— start of Recorded data —

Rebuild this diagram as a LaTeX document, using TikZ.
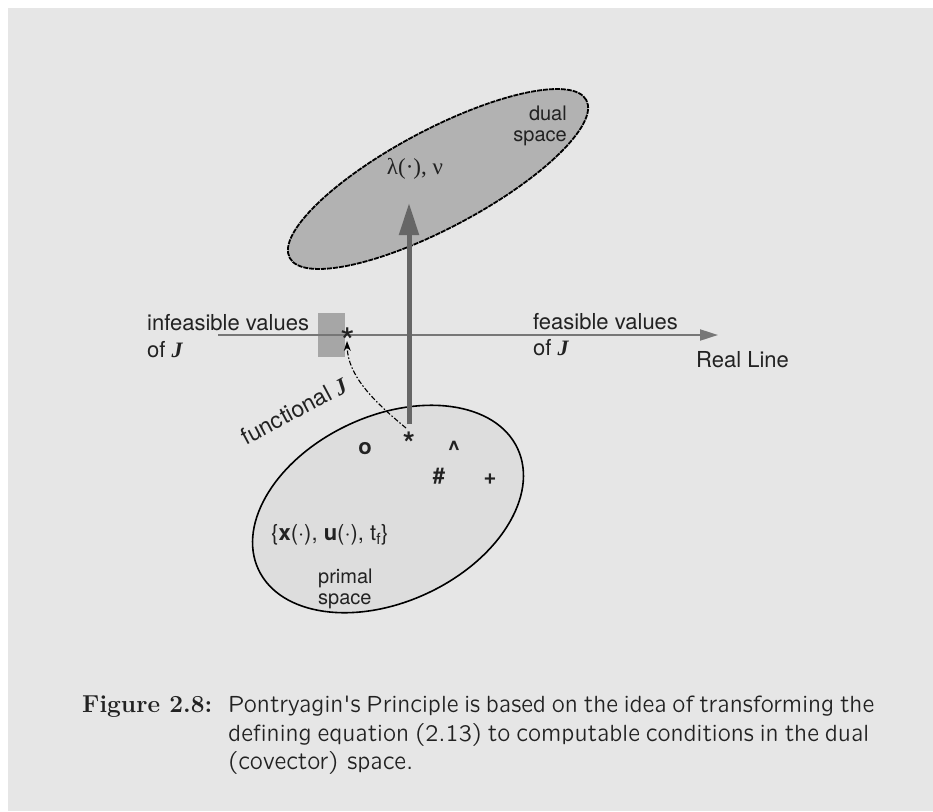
\documentclass[tikz,border=0pt]{standalone}
\usepackage{fontspec}
\usetikzlibrary{arrows.meta,shapes.geometric}
\newfontfamily\helv{TeX Gyre Heros}
\newfontfamily\tms{Liberation Serif}
\newfontfamily\capsf{lmsansquot8-regular.otf}[FakeStretch=0.89]
\definecolor{paper}{HTML}{E6E6E6}
\definecolor{ink}{HTML}{222222}
\definecolor{dualgray}{HTML}{B2B2B2}
\definecolor{primalgray}{HTML}{DDDDDD}
\definecolor{arrowgray}{HTML}{666666}
\definecolor{linegray}{HTML}{777777}
\definecolor{boxgray}{HTML}{A6A6A6}
\newcommand{\Jsym}{{\tms\bfseries\itshape J}}
\begin{document}
\begin{tikzpicture}[x=1pt,y=-1pt,
  big/.style={font=\helv\fontsize{22}{26}\selectfont, text=ink, inner sep=0pt, anchor=base west},
  small/.style={font=\helv\fontsize{20}{24}\selectfont, text=ink, inner sep=0pt, anchor=base west},
  sym/.style={font=\helv\bfseries\fontsize{22}{24}\selectfont, text=ink, inner sep=0pt, anchor=base},
  captxt/.style={font=\capsf\fontsize{23.5}{28.5}\selectfont, text=ink, inner sep=0pt, anchor=base west}]
  % page and background
  \useasboundingbox (0,0) rectangle (933,811);
  \fill[white] (0,0) rectangle (933,811);
  \fill[paper] (8,8) rectangle (933,811);

  % dual space
  \node[ellipse, draw=black, fill=dualgray, line width=1.8pt,
        dash pattern=on 5pt off 1pt, minimum width=336pt, minimum height=98pt,
        inner sep=0pt, rotate=28] (dual) at (438,179) {};
  \node[small, anchor=base east] (dual1) at (567,120) {dual};
  \node[small, anchor=base east] (dual2) at (567,141) {space};
  \node[font=\tms\fontsize{23}{26}\selectfont, text=ink, inner sep=0pt, anchor=base] (lam) at (415,174) {λ(·), ν};

  % primal space
  \node[ellipse, draw=black, fill=primalgray, line width=1.6pt,
        minimum width=286pt, minimum height=186pt, inner sep=0pt, rotate=25] (primal) at (388,509) {};
  \node[font=\helv\fontsize{22}{26}\selectfont, text=ink, inner sep=0pt, anchor=base west] (xu) at (271,540) {\{\textbf{x}(·), \textbf{u}(·), t\textsubscript{f}\}};
  \node[small] (prim1) at (318,583) {primal};
  \node[small] (prim2) at (318,604) {space};
  \node[sym] (so) at (365,454) {o};
  \node[sym, font=\helv\bfseries\fontsize{31}{32}\selectfont] (sstar) at (409,454) {*};
  \node[sym] (shat) at (454,456) {\^{}};
  \node[sym] (shash) at (439,483) {\#};
  \node[sym] (splus) at (490,484) {+};

  % real line
  \coordinate (rl0) at (218,335);
  \coordinate (rl1) at (718,335);
  \fill[boxgray] (318,313) rectangle (345,357);
  \draw[linegray, line width=2pt, -{Triangle[length=18pt, width=11pt]}] (rl0) -- (rl1);
  \node[font=\helv\fontsize{38}{40}\selectfont, text=ink, inner sep=0pt, anchor=base] (lstar) at (348,355) {*};
  \node[big] (inf1) at (147,330) {infeasible values};
  \node[big] (inf2) at (147,357) {of \Jsym};
  \node[big] (fea1) at (533,329) {feasible values};
  \node[big] (fea2) at (533,355) {of \Jsym};
  \node[big] (real) at (696,367) {Real Line};

  % mapping to the dual space
  \coordinate (up0) at (409,424);
  \coordinate (up1) at (409,203);
  \draw[arrowgray, line width=5pt, -{Triangle[length=32pt, width=19pt]}] (up0) -- (up1);

  % the functional J
  \draw[black, line width=1.1pt, dash pattern=on 5pt off 2pt on 1.5pt off 2pt,
        -{Stealth[length=10pt, width=7pt]}]
    (406,428) .. controls (372,400) and (348,375) .. (347,341);
  \node[font=\helv\fontsize{23}{26}\selectfont, text=ink, inner sep=0pt, anchor=base, rotate=28] (func) at (298,418) {functional \Jsym};

  % caption
  \node[font=\bfseries\fontsize{24.5}{28.5}\selectfont, text=ink, inner sep=0pt, anchor=base west] (fig) at (82,712) {Figure 2.8:};
  \node[captxt] (cap1) at (228,712) {\hbox to 641pt{Pontryagin's Principle is based on the idea of transforming the}};
  \node[captxt] (cap2) at (228,741) {\hbox to 641pt{defining equation (2.13) to computable conditions in the dual}};
  \node[captxt] (cap3) at (228,769) {(covector) space.};
\end{tikzpicture}
\end{document}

— end of Recorded data —

### Instructions for the task
Pictures in the data above should not be copied; transcribe everything else exactly.

### Result of this exercise
Rebuild this diagram as a LaTeX document, using TikZ.
\documentclass[tikz,border=0pt]{standalone}
\usepackage{fontspec}
\usetikzlibrary{arrows.meta,shapes.geometric}
\newfontfamily\helv{TeX Gyre Heros}
\newfontfamily\tms{Liberation Serif}
\newfontfamily\capsf{lmsansquot8-regular.otf}[FakeStretch=0.89]
\definecolor{paper}{HTML}{E6E6E6}
\definecolor{ink}{HTML}{222222}
\definecolor{dualgray}{HTML}{B2B2B2}
\definecolor{primalgray}{HTML}{DDDDDD}
\definecolor{arrowgray}{HTML}{666666}
\definecolor{linegray}{HTML}{777777}
\definecolor{boxgray}{HTML}{A6A6A6}
\newcommand{\Jsym}{{\tms\bfseries\itshape J}}
\begin{document}
\begin{tikzpicture}[x=1pt,y=-1pt,
  big/.style={font=\helv\fontsize{22}{26}\selectfont, text=ink, inner sep=0pt, anchor=base west},
  small/.style={font=\helv\fontsize{20}{24}\selectfont, text=ink, inner sep=0pt, anchor=base west},
  sym/.style={font=\helv\bfseries\fontsize{22}{24}\selectfont, text=ink, inner sep=0pt, anchor=base},
  captxt/.style={font=\capsf\fontsize{23.5}{28.5}\selectfont, text=ink, inner sep=0pt, anchor=base west}]
  % page and background
  \useasboundingbox (0,0) rectangle (933,811);
  \fill[white] (0,0) rectangle (933,811);
  \fill[paper] (8,8) rectangle (933,811);

  % dual space
  \node[ellipse, draw=black, fill=dualgray, line width=1.8pt,
        dash pattern=on 5pt off 1pt, minimum width=336pt, minimum height=98pt,
        inner sep=0pt, rotate=28] (dual) at (438,179) {};
  \node[small, anchor=base east] (dual1) at (567,120) {dual};
  \node[small, anchor=base east] (dual2) at (567,141) {space};
  \node[font=\tms\fontsize{23}{26}\selectfont, text=ink, inner sep=0pt, anchor=base] (lam) at (415,174) {λ(·), ν};

  % primal space
  \node[ellipse, draw=black, fill=primalgray, line width=1.6pt,
        minimum width=286pt, minimum height=186pt, inner sep=0pt, rotate=25] (primal) at (388,509) {};
  \node[font=\helv\fontsize{22}{26}\selectfont, text=ink, inner sep=0pt, anchor=base west] (xu) at (271,540) {\{\textbf{x}(·), \textbf{u}(·), t\textsubscript{f}\}};
  \node[small] (prim1) at (318,583) {primal};
  \node[small] (prim2) at (318,604) {space};
  \node[sym] (so) at (365,454) {o};
  \node[sym, font=\helv\bfseries\fontsize{31}{32}\selectfont] (sstar) at (409,454) {*};
  \node[sym] (shat) at (454,456) {\^{}};
  \node[sym] (shash) at (439,483) {\#};
  \node[sym] (splus) at (490,484) {+};

  % real line
  \coordinate (rl0) at (218,335);
  \coordinate (rl1) at (718,335);
  \fill[boxgray] (318,313) rectangle (345,357);
  \draw[linegray, line width=2pt, -{Triangle[length=18pt, width=11pt]}] (rl0) -- (rl1);
  \node[font=\helv\fontsize{38}{40}\selectfont, text=ink, inner sep=0pt, anchor=base] (lstar) at (348,355) {*};
  \node[big] (inf1) at (147,330) {infeasible values};
  \node[big] (inf2) at (147,357) {of \Jsym};
  \node[big] (fea1) at (533,329) {feasible values};
  \node[big] (fea2) at (533,355) {of \Jsym};
  \node[big] (real) at (696,367) {Real Line};

  % mapping to the dual space
  \coordinate (up0) at (409,424);
  \coordinate (up1) at (409,203);
  \draw[arrowgray, line width=5pt, -{Triangle[length=32pt, width=19pt]}] (up0) -- (up1);

  % the functional J
  \draw[black, line width=1.1pt, dash pattern=on 5pt off 2pt on 1.5pt off 2pt,
        -{Stealth[length=10pt, width=7pt]}]
    (406,428) .. controls (372,400) and (348,375) .. (347,341);
  \node[font=\helv\fontsize{23}{26}\selectfont, text=ink, inner sep=0pt, anchor=base, rotate=28] (func) at (298,418) {functional \Jsym};

  % caption
  \node[font=\bfseries\fontsize{24.5}{28.5}\selectfont, text=ink, inner sep=0pt, anchor=base west] (fig) at (82,712) {Figure 2.8:};
  \node[captxt] (cap1) at (228,712) {\hbox to 641pt{Pontryagin's Principle is based on the idea of transforming the}};
  \node[captxt] (cap2) at (228,741) {\hbox to 641pt{defining equation (2.13) to computable conditions in the dual}};
  \node[captxt] (cap3) at (228,769) {(covector) space.};
\end{tikzpicture}
\end{document}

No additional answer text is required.